Begin with the first line of the material and copy each line word for word through the line that contains "(sqpair) at (337.5,203.5)"; the pictures are left out.

· · ·

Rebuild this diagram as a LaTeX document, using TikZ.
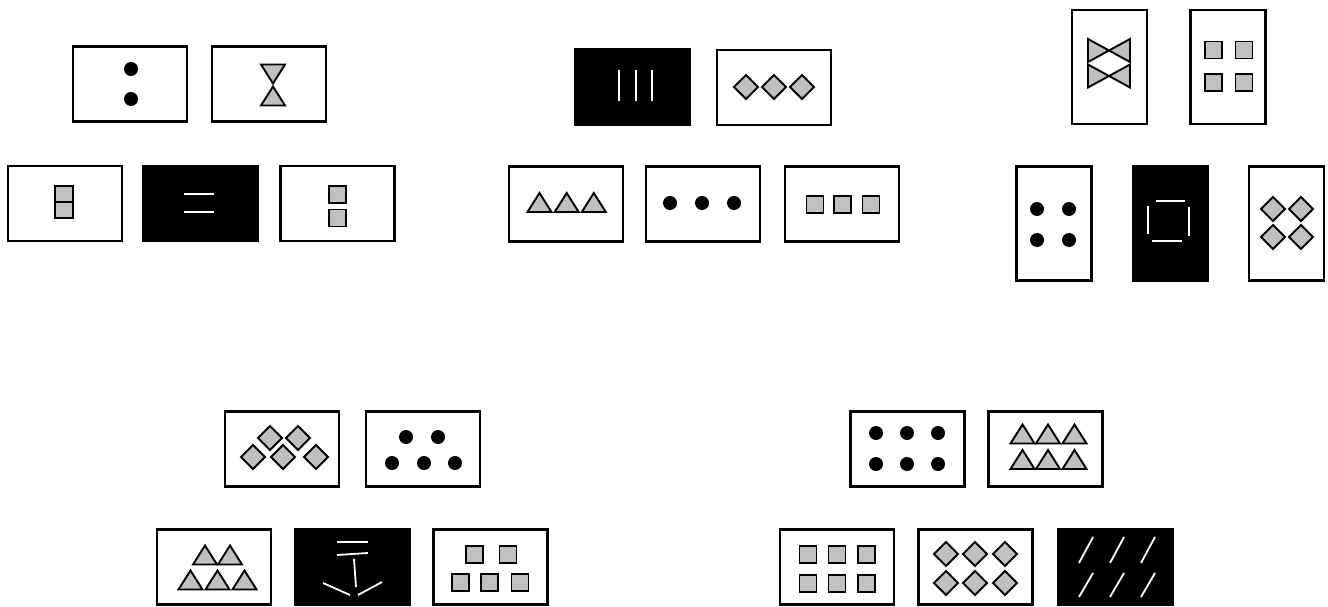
\documentclass[tikz,border=0pt]{standalone}
\definecolor{tilegray}{RGB}{192, 192, 192}
\usepackage{tikz}
\usepackage{xcolor}
\usetikzlibrary{positioning}

\tikzset{
  card/.style={draw=black, line width=2.2pt, fill=white, inner sep=0pt,
               minimum width=114pt, minimum height=75pt},
  darkcard/.style={card, fill=black},
  tallcard/.style={card, minimum width=75pt, minimum height=114pt},
  darktallcard/.style={tallcard, fill=black},
  piece/.style={draw=black, line width=1.9pt, fill=tilegray},
  whitestroke/.style={draw=white, line width=1.8pt},
}

% gray pieces, given by their centre
\newcommand{\piecesq}[2]{\draw[piece] (#1-8.5,#2-8.5) rectangle (#1+8.5,#2+8.5);}
\newcommand{\piecedia}[2]{\draw[piece] (#1,#2-12) -- (#1+12,#2) -- (#1,#2+12) -- (#1-12,#2) -- cycle;}
\newcommand{\pieceup}[2]{\draw[piece] (#1-12,#2+9.5) -- (#1+12,#2+9.5) -- (#1,#2-9.5) -- cycle;}
\newcommand{\piecedown}[2]{\draw[piece] (#1-12,#2-9.5) -- (#1+12,#2-9.5) -- (#1,#2+9.5) -- cycle;}
\newcommand{\piecebow}[2]{%
  \draw[piece] (#1-21,#2-11.5) -- (#1-21,#2+11.5) -- (#1,#2) -- cycle;
  \draw[piece] (#1+21,#2-11.5) -- (#1+21,#2+11.5) -- (#1,#2) -- cycle;}
\newcommand{\piecedot}[2]{\fill[black] (#1,#2) circle (7);}

\begin{document}
\begin{tikzpicture}[x=1pt, y=-1pt]
  \useasboundingbox (0,0) rectangle (1328,607);

  % Group 1: pairs
  \node[card] (dotpair) at (130,84) {};
  \node[card] (hourglass) at (269,84) {};
  \node[card] (sqstack) at (65,203.5) {};
  \node[darkcard] (twolines) at (200.5,203.5) {};
  \node[card] (sqpair) at (337.5,203.5) {};

  \piecedot{131}{69} \piecedot{131}{99}
  \piecedown{273}{74} \pieceup{273}{96}
  \draw[piece] (55,186) rectangle (73,202);
  \draw[piece] (55,202) rectangle (73,218);
  \draw[whitestroke] (184,194) -- (214,194);
  \draw[whitestroke] (184,212) -- (214,212);
  \piecesq{337.5}{194.5} \piecesq{337.5}{218}

  % Group 2: rows of three
  \node[darkcard] (threebars) at (632.5,87) {};
  \node[card] (diarow) at (774,87.5) {};
  \node[card] (trirow) at (566,204) {};
  \node[card] (dotrow) at (703,204) {};
  \node[card] (sqrow) at (842,204) {};

  \foreach \x in {619,636,652} {\draw[whitestroke] (\x,70) -- (\x,101);}
  \foreach \x in {746,774,802} {\piecedia{\x}{87}}
  \foreach \x in {539.5,566.7,593.8} {\pieceup{\x}{202.5}}
  \foreach \x in {670,702,734} {\piecedot{\x}{203}}
  \foreach \x in {815,842.5,871} {\piecesq{\x}{204.5}}

  % Group 3: fours, upright cards
  \node[tallcard] (bowties) at (1109.5,67) {};
  \node[tallcard] (sqfour) at (1228,67) {};
  \node[tallcard] (dotfour) at (1054,223.5) {};
  \node[darktallcard] (brokensq) at (1170.5,223.5) {};
  \node[tallcard] (diafour) at (1286.5,223.5) {};

  \piecebow{1109}{50.5} \piecebow{1109}{76}
  \foreach \x in {1213.5,1244} {\foreach \y in {50,82.5} {\piecesq{\x}{\y}}}
  \foreach \x in {1037,1069} {\foreach \y in {209,240} {\piecedot{\x}{\y}}}
  \draw[whitestroke] (1156,201) -- (1185,201);
  \draw[whitestroke] (1152,241) -- (1182,241);
  \draw[whitestroke] (1148,206) -- (1148,234);
  \draw[whitestroke] (1189,207) -- (1189,236);
  \foreach \x in {1273,1301} {\foreach \y in {209,237} {\piecedia{\x}{\y}}}

  % Group 4: fives
  \node[card] (diafive) at (282,449) {};
  \node[card] (dotfive) at (423,449) {};
  \node[card] (trifive) at (214,567) {};
  \node[darkcard] (anchor) at (352.5,567) {};
  \node[card] (sqfive) at (490.5,567) {};

  \foreach \x in {270,298} {\piecedia{\x}{438}}
  \foreach \x in {253,283,316} {\piecedia{\x}{457}}
  \foreach \x in {406,438} {\piecedot{\x}{437}}
  \foreach \x in {392,424,455} {\piecedot{\x}{463}}
  \foreach \x in {205,230} {\pieceup{\x}{555}}
  \foreach \x in {190.5,217.5,244.5} {\pieceup{\x}{580}}
  \draw[whitestroke] (337,542) -- (368,542);
  \draw[whitestroke] (337,555) -- (368,553);
  \draw[whitestroke] (354,559) -- (356,587);
  \draw[whitestroke] (323,583) -- (350,595);
  \draw[whitestroke] (358,595) -- (382,582);
  \foreach \x in {474.5,508} {\piecesq{\x}{554.5}}
  \foreach \x in {460.5,489.5,520} {\piecesq{\x}{582.5}}

  % Group 5: sixes
  \node[card] (dotsix) at (907.5,449) {};
  \node[card] (trisix) at (1045.5,449) {};
  \node[card] (sqsix) at (837,567) {};
  \node[card] (diasix) at (975.5,567) {};
  \node[darkcard] (slashes) at (1115.5,567) {};

  \foreach \x in {876,907,938} {\foreach \y in {433,464} {\piecedot{\x}{\y}}}
  \foreach \x in {1022.5,1048,1074.5} {\foreach \y in {434,459.5} {\pieceup{\x}{\y}}}
  \foreach \x in {808,837,866.5} {\foreach \y in {554.5,583.5} {\piecesq{\x}{\y}}}
  \foreach \x in {946,975,1005} {\foreach \y in {554,583} {\piecedia{\x}{\y}}}
  \foreach \x in {1079,1110,1141} {
    \draw[whitestroke] (\x,563) -- (\x+14,537);
    \draw[whitestroke] (\x,597) -- (\x+14,573);
  }
\end{tikzpicture}
\end{document}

· · ·

• WRITTEN ANSWER:
Rebuild this diagram as a LaTeX document, using TikZ.
\documentclass[tikz,border=0pt]{standalone}
\definecolor{tilegray}{RGB}{192, 192, 192}
\usepackage{tikz}
\usepackage{xcolor}
\usetikzlibrary{positioning}

\tikzset{
  card/.style={draw=black, line width=2.2pt, fill=white, inner sep=0pt,
               minimum width=114pt, minimum height=75pt},
  darkcard/.style={card, fill=black},
  tallcard/.style={card, minimum width=75pt, minimum height=114pt},
  darktallcard/.style={tallcard, fill=black},
  piece/.style={draw=black, line width=1.9pt, fill=tilegray},
  whitestroke/.style={draw=white, line width=1.8pt},
}

% gray pieces, given by their centre
\newcommand{\piecesq}[2]{\draw[piece] (#1-8.5,#2-8.5) rectangle (#1+8.5,#2+8.5);}
\newcommand{\piecedia}[2]{\draw[piece] (#1,#2-12) -- (#1+12,#2) -- (#1,#2+12) -- (#1-12,#2) -- cycle;}
\newcommand{\pieceup}[2]{\draw[piece] (#1-12,#2+9.5) -- (#1+12,#2+9.5) -- (#1,#2-9.5) -- cycle;}
\newcommand{\piecedown}[2]{\draw[piece] (#1-12,#2-9.5) -- (#1+12,#2-9.5) -- (#1,#2+9.5) -- cycle;}
\newcommand{\piecebow}[2]{%
  \draw[piece] (#1-21,#2-11.5) -- (#1-21,#2+11.5) -- (#1,#2) -- cycle;
  \draw[piece] (#1+21,#2-11.5) -- (#1+21,#2+11.5) -- (#1,#2) -- cycle;}
\newcommand{\piecedot}[2]{\fill[black] (#1,#2) circle (7);}

\begin{document}
\begin{tikzpicture}[x=1pt, y=-1pt]
  \useasboundingbox (0,0) rectangle (1328,607);

  % Group 1: pairs
  \node[card] (dotpair) at (130,84) {};
  \node[card] (hourglass) at (269,84) {};
  \node[card] (sqstack) at (65,203.5) {};
  \node[darkcard] (twolines) at (200.5,203.5) {};
  \node[card] (sqpair) at (337.5,203.5) {};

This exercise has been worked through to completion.